> [Aim]:
Do not repeat pictures. Repeat exactly the lines of the listing below from its first line through the line with "1400,1410,1420,1430,1440,1450,1460,1470,1480,1490,1500];".

· · · ·

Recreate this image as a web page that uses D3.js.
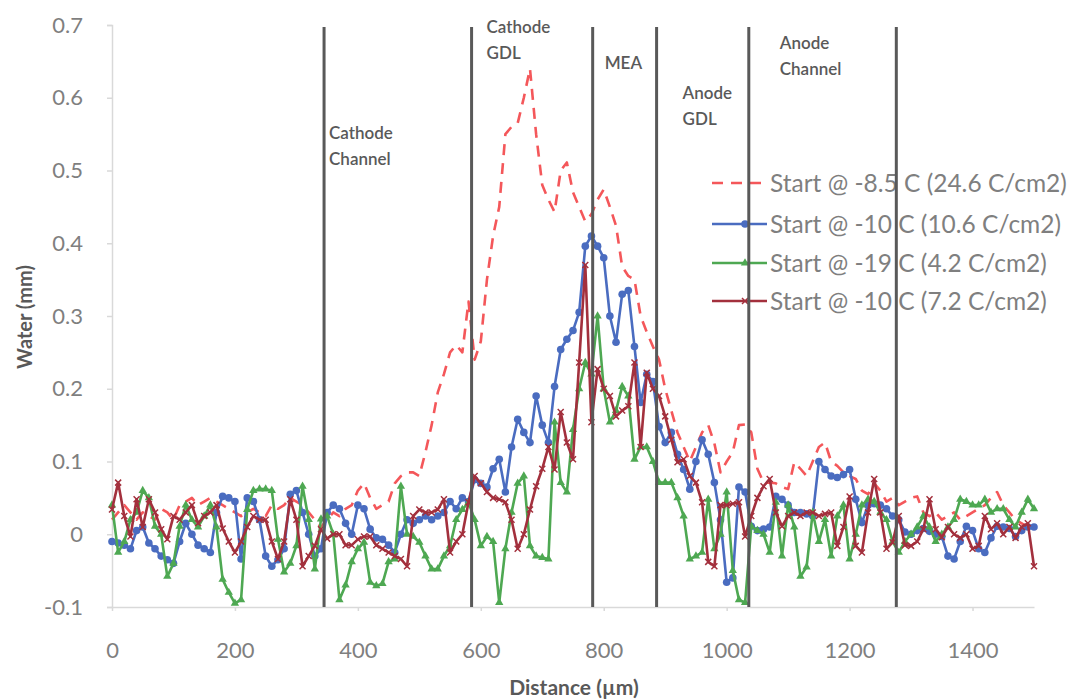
<!DOCTYPE html>
<html><head><meta charset="utf-8">
<script src="https://cdn.jsdelivr.net/npm/d3@7"></script>
<style>
html,body{margin:0;padding:0;background:#fff;}
svg{display:block;font-family:Lato,"Open Sans",sans-serif;}
</style></head>
<body>
<svg id="chart" width="1079" height="699"></svg>
<script>
const distance = [0,10,20,30,40,50,60,70,80,90,100,110,120,130,140,150,160,170,180,190,
200,210,220,230,240,250,260,270,280,290,300,310,320,330,340,350,360,370,380,390,
400,410,420,430,440,450,460,470,480,490,500,510,520,530,540,550,560,570,580,590,
600,610,620,630,640,650,660,670,680,690,700,710,720,730,740,750,760,770,780,790,
800,810,820,830,840,850,860,870,880,890,900,910,920,930,940,950,960,970,980,990,
1000,1010,1020,1030,1040,1050,1060,1070,1080,1090,1100,1110,1120,1130,1140,1150,1160,1170,1180,1190,
1200,1210,1220,1230,1240,1250,1260,1270,1280,1290,1300,1310,1320,1330,1340,1350,1360,1370,1380,1390,
1400,1410,1420,1430,1440,1450,1460,1470,1480,1490,1500];

const start85 = [0.02,0.03,0.04,0.03,0.02,0.03,0.025,0.02,0.035,0.03,
0.02,0.04,0.045,0.05,0.04,0.045,0.05,0.045,0.04,0.035,
0.03,0.025,0.03,0.035,0.03,0.025,0.04,0.035,0.04,0.05,
0.045,0.04,0.03,0.02,0.01,0.02,0.03,0.025,0.035,0.04,
0.06,0.07,0.05,0.035,0.04,0.045,0.07,0.08,0.085,0.085,
0.08,0.113,0.15,0.195,0.22,0.25,0.26,0.25,0.32,0.24,
0.265,0.35,0.41,0.45,0.55,0.56,0.565,0.6,0.64,0.55,
0.48,0.46,0.443,0.5,0.511,0.47,0.45,0.43,0.44,0.46,
0.474,0.45,0.424,0.368,0.355,0.35,0.3,0.278,0.258,0.24,
0.2,0.17,0.14,0.12,0.1,0.12,0.14,0.15,0.125,0.085,
0.1,0.113,0.15,0.151,0.14,0.09,0.071,0.071,0.07,0.065,
0.062,0.099,0.09,0.08,0.1,0.12,0.126,0.1,0.094,0.085,
0.08,0.076,0.06,0.055,0.07,0.06,0.045,0.05,0.04,0.045,
0.05,0.052,0.03,0.025,0.03,0.02,0.025,0.03,0.02,0.025,
0.03,0.035,0.04,0.05,0.058,0.04,0.03,0.02,0.015,0.01,
0.01];

const start10a = [-0.01,-0.012,-0.015,-0.02,0.005,0.01,-0.012,-0.02,-0.03,-0.035,
-0.04,-0.01,0.015,0.0,-0.015,-0.02,-0.025,0.03,0.052,0.05,
0.045,-0.034,0.05,0.045,0.02,-0.03,-0.044,-0.035,-0.02,0.055,
0.06,0.03,0.0,-0.03,-0.02,0.03,0.04,0.035,0.015,0.0,
0.04,0.035,0.007,-0.005,-0.007,-0.015,-0.025,0.0,0.02,0.015,
0.02,0.025,0.02,0.025,0.03,0.045,0.035,0.05,0.045,0.075,
0.07,0.065,0.09,0.103,0.058,0.12,0.158,0.14,0.126,0.19,
0.15,0.126,0.203,0.254,0.268,0.28,0.305,0.396,0.41,0.396,
0.38,0.3,0.264,0.33,0.335,0.258,0.181,0.22,0.21,0.148,
0.126,0.14,0.11,0.089,0.062,0.1,0.13,0.11,0.071,0.02,
-0.066,-0.06,0.065,0.058,0.011,0.005,0.007,0.01,0.052,0.048,
0.04,0.03,0.03,0.028,0.025,0.1,0.089,0.08,0.078,0.082,
0.089,0.048,0.016,0.04,0.042,0.04,0.035,0.025,0.02,0.003,
0.0,0.005,0.008,0.004,0.0,-0.003,-0.03,-0.034,-0.01,0.011,
0.005,-0.02,-0.025,-0.005,0.011,0.01,0.008,-0.003,0.005,0.01,
0.01];

const start19 = [0.04,-0.025,-0.01,0.02,0.03,0.06,0.05,0.011,0.0,-0.058,
-0.04,0.011,0.04,0.02,0.01,0.025,0.04,0.01,-0.062,-0.08,
-0.095,-0.09,0.034,0.06,0.062,0.062,0.06,-0.007,-0.052,-0.04,
-0.016,0.066,0.02,-0.048,0.021,0.025,0.0,-0.09,-0.07,-0.038,
-0.02,-0.011,-0.066,-0.071,-0.068,-0.038,-0.034,0.066,0.0,-0.003,
-0.011,-0.03,-0.048,-0.048,-0.03,-0.016,0.02,0.034,0.044,0.02,
-0.016,-0.003,-0.01,-0.094,-0.02,0.03,0.07,0.08,-0.016,-0.03,
-0.032,-0.034,0.154,0.071,0.058,0.144,0.2,0.236,0.22,0.3,
0.2,0.154,0.17,0.203,0.19,0.103,0.12,0.12,0.1,0.071,
0.071,0.071,0.05,0.025,-0.034,-0.03,-0.025,0.048,-0.02,0.0,
0.058,-0.05,-0.09,-0.094,0.011,0.005,0.0,-0.025,0.044,-0.03,
0.04,0.01,-0.058,-0.045,0.03,-0.01,0.02,-0.03,0.025,0.04,
-0.034,0.0,0.04,0.048,0.045,0.03,0.02,-0.01,-0.025,-0.01,
0.0,0.01,0.025,0.01,-0.01,0.0,0.01,0.02,0.048,0.045,
0.04,0.04,0.048,0.03,0.035,0.035,0.02,0.01,0.03,0.048,
0.035];

const start10b = [0.034,0.071,0.025,-0.003,0.048,0.01,0.048,0.03,0.007,-0.007,
0.025,0.02,0.03,0.04,0.015,0.025,0.03,0.04,0.008,-0.01,
-0.025,-0.01,0.01,0.025,0.02,0.02,-0.01,-0.034,-0.01,0.048,
0.02,-0.044,-0.03,-0.016,0.007,-0.006,0.0,0.0,-0.015,-0.015,
-0.007,-0.003,-0.003,-0.015,-0.02,-0.025,-0.03,-0.034,-0.044,0.025,
0.034,0.03,0.03,0.034,0.048,-0.025,-0.01,0.0,0.044,0.08,
0.07,0.058,0.05,0.048,0.044,0.02,-0.02,0.0,0.034,0.066,
0.09,0.12,0.089,0.168,0.126,0.103,0.236,0.37,0.154,0.227,
0.2,0.19,0.162,0.17,0.176,0.236,0.12,0.222,0.2,0.19,
0.162,0.13,0.099,0.103,0.08,0.071,0.044,-0.038,-0.044,0.04,
0.04,0.042,0.044,-0.003,0.025,0.05,0.066,0.076,0.03,0.011,
0.025,0.03,0.025,0.03,0.03,0.025,0.028,0.03,-0.016,0.01,
0.052,-0.016,-0.025,0.03,0.076,0.03,-0.02,-0.011,0.025,-0.015,
-0.016,-0.01,0.007,0.048,0.007,-0.004,0.01,0.0,-0.005,0.0,
-0.02,-0.016,0.025,0.007,0.015,0.0,0.01,-0.005,0.01,0.015,
-0.044];

const seriesNames = ["Start @ -8.5 C (24.6 C/cm2)","Start @ -10 C (10.6 C/cm2)","Start @ -19 C (4.2 C/cm2)","Start @ -10 C (7.2 C/cm2)"];
const boundaries = [345, 585, 782, 886, 1036, 1276];
const regionLabels = [
  {at: 345, lines: ["Cathode","Channel"]},
  {at: 585, lines: ["Cathode","GDL"]},
  {at: 782, lines: ["MEA"]},
  {at: 886, lines: ["Anode","GDL"]},
  {at: 1036, lines: ["Anode","Channel"]}
];
const xTicks = [0,200,400,600,800,1000,1200,1400];
const yTicks = [-0.1,0,0.1,0.2,0.3,0.4,0.5,0.6,0.7];

const svg = d3.select("#chart");
const x = d3.scaleLinear().domain([0,1500]).range([112,1034]);
const y = d3.scaleLinear().domain([-0.1,0.7]).range([607,25]);

const axisCol = "#d9d9d9", textCol = "#7f7f7f", titleCol = "#595959";

// y axis
const gy = svg.append("g").attr("transform","translate(112,0)")
  .call(d3.axisLeft(y).tickValues(yTicks).tickSize(5).tickPadding(24).tickFormat(d=>String(+d.toFixed(1))));
gy.select(".domain").attr("stroke",axisCol).attr("stroke-width",1.5);
gy.selectAll(".tick line").attr("stroke",axisCol).attr("stroke-width",1.5);
gy.selectAll(".tick text").attr("fill",textCol).style("font-size","22px").style("font-family","Lato, sans-serif");

// x axis
const gx = svg.append("g").attr("transform","translate(0,607)")
  .call(d3.axisBottom(x).tickValues(xTicks).tickSize(4).tickPadding(31).tickSizeOuter(0).tickFormat(d3.format("d")));
gx.select(".domain").attr("stroke",axisCol).attr("stroke-width",1.5);
gx.selectAll(".tick line").attr("stroke",axisCol).attr("stroke-width",1.5);
gx.selectAll(".tick text").attr("fill",textCol).style("font-size","22px").style("font-family","Lato, sans-serif");

// axis titles
svg.append("text").attr("transform","translate(32,317) rotate(-90)")
  .attr("text-anchor","middle").attr("fill",titleCol)
  .style("font-size","20px").style("font-weight","bold").text("Water (mm)");
svg.append("text").attr("x",574).attr("y",695)
  .attr("text-anchor","middle").attr("fill",titleCol)
  .style("font-size","21px").style("font-weight","bold").text("Distance (\u00b5m)");

const pts = (vals) => distance.map((d,i)=>({d, v: vals[i]}));
const line = d3.line().x(p=>x(p.d)).y(p=>y(p.v));

const styles = [
  {vals: start85, color: "#f4575a", dash: "11,8", marker: null},
  {vals: start10a, color: "#4a6cc0", dash: null, marker: "circle"},
  {vals: start19, color: "#4ea852", dash: null, marker: "triangle"},
  {vals: start10b, color: "#a3303d", dash: null, marker: "x"}
];

const plot = svg.append("g");
function drawMarker(g, type, color, cx, cy){
  if(type==="circle"){
    g.append("circle").attr("cx",cx).attr("cy",cy).attr("r",3.8).attr("fill",color);
  } else if(type==="triangle"){
    g.append("path").attr("d",d3.symbol(d3.symbolTriangle,30)()).attr("transform",`translate(${cx},${cy})`).attr("fill",color);
  } else if(type==="x"){
    g.append("path").attr("d",`M${cx-3},${cy-3}L${cx+3},${cy+3}M${cx-3},${cy+3}L${cx+3},${cy-3}`).attr("stroke",color).attr("stroke-width",1.5);
  }
}
styles.forEach(s=>{
  const data = pts(s.vals);
  plot.append("path").datum(data).attr("d",line).attr("fill","none")
    .attr("stroke",s.color).attr("stroke-width",2.6)
    .attr("stroke-dasharray",s.dash).attr("stroke-linejoin","round");
  if(s.marker){
    const mg = plot.append("g");
    data.forEach(p=>drawMarker(mg,s.marker,s.color,x(p.d),y(p.v)));
  }
});

// legend
const legY = [183,224,263,301];
const leg = svg.append("g");
styles.forEach((s,i)=>{
  leg.append("line").attr("x1",712).attr("x2",767).attr("y1",legY[i]).attr("y2",legY[i])
    .attr("stroke",s.color).attr("stroke-width",2.6).attr("stroke-dasharray",s.dash);
  if(s.marker) drawMarker(leg,s.marker,s.color,745,legY[i]);
  leg.append("text").attr("x",770).attr("y",legY[i]).attr("dy","0.35em")
    .attr("fill",textCol).style("font-size","24.5px").text(seriesNames[i]);
});

// boundaries
svg.append("g").selectAll("line").data(boundaries).join("line")
  .attr("x1",d=>x(d)).attr("x2",d=>x(d)).attr("y1",y(0.7)+2).attr("y2",y(-0.1))
  .attr("stroke","#595959").attr("stroke-width",3);

// region labels
const labelPos = [
  {dx: 5, y0: 139},
  {dx: 15, y0: 33},
  {dx: 12, y0: 69},
  {dx: 26, y0: 99},
  {dx: 31, y0: 49}
];
regionLabels.forEach((r,i)=>{
  const t = svg.append("text").attr("fill",titleCol).style("font-size","17px").style("font-weight","600");
  r.lines.forEach((ln,j)=>{
    t.append("tspan").attr("x",x(r.at)+labelPos[i].dx).attr("y",labelPos[i].y0+j*26).text(ln);
  });
});
</script>
</body></html>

· · · ·

> [Answer to this task]:
Recreate this image as a web page that uses D3.js.
<!DOCTYPE html>
<html><head><meta charset="utf-8">
<script src="https://cdn.jsdelivr.net/npm/d3@7"></script>
<style>
html,body{margin:0;padding:0;background:#fff;}
svg{display:block;font-family:Lato,"Open Sans",sans-serif;}
</style></head>
<body>
<svg id="chart" width="1079" height="699"></svg>
<script>
const distance = [0,10,20,30,40,50,60,70,80,90,100,110,120,130,140,150,160,170,180,190,
200,210,220,230,240,250,260,270,280,290,300,310,320,330,340,350,360,370,380,390,
400,410,420,430,440,450,460,470,480,490,500,510,520,530,540,550,560,570,580,590,
600,610,620,630,640,650,660,670,680,690,700,710,720,730,740,750,760,770,780,790,
800,810,820,830,840,850,860,870,880,890,900,910,920,930,940,950,960,970,980,990,
1000,1010,1020,1030,1040,1050,1060,1070,1080,1090,1100,1110,1120,1130,1140,1150,1160,1170,1180,1190,
1200,1210,1220,1230,1240,1250,1260,1270,1280,1290,1300,1310,1320,1330,1340,1350,1360,1370,1380,1390,
1400,1410,1420,1430,1440,1450,1460,1470,1480,1490,1500];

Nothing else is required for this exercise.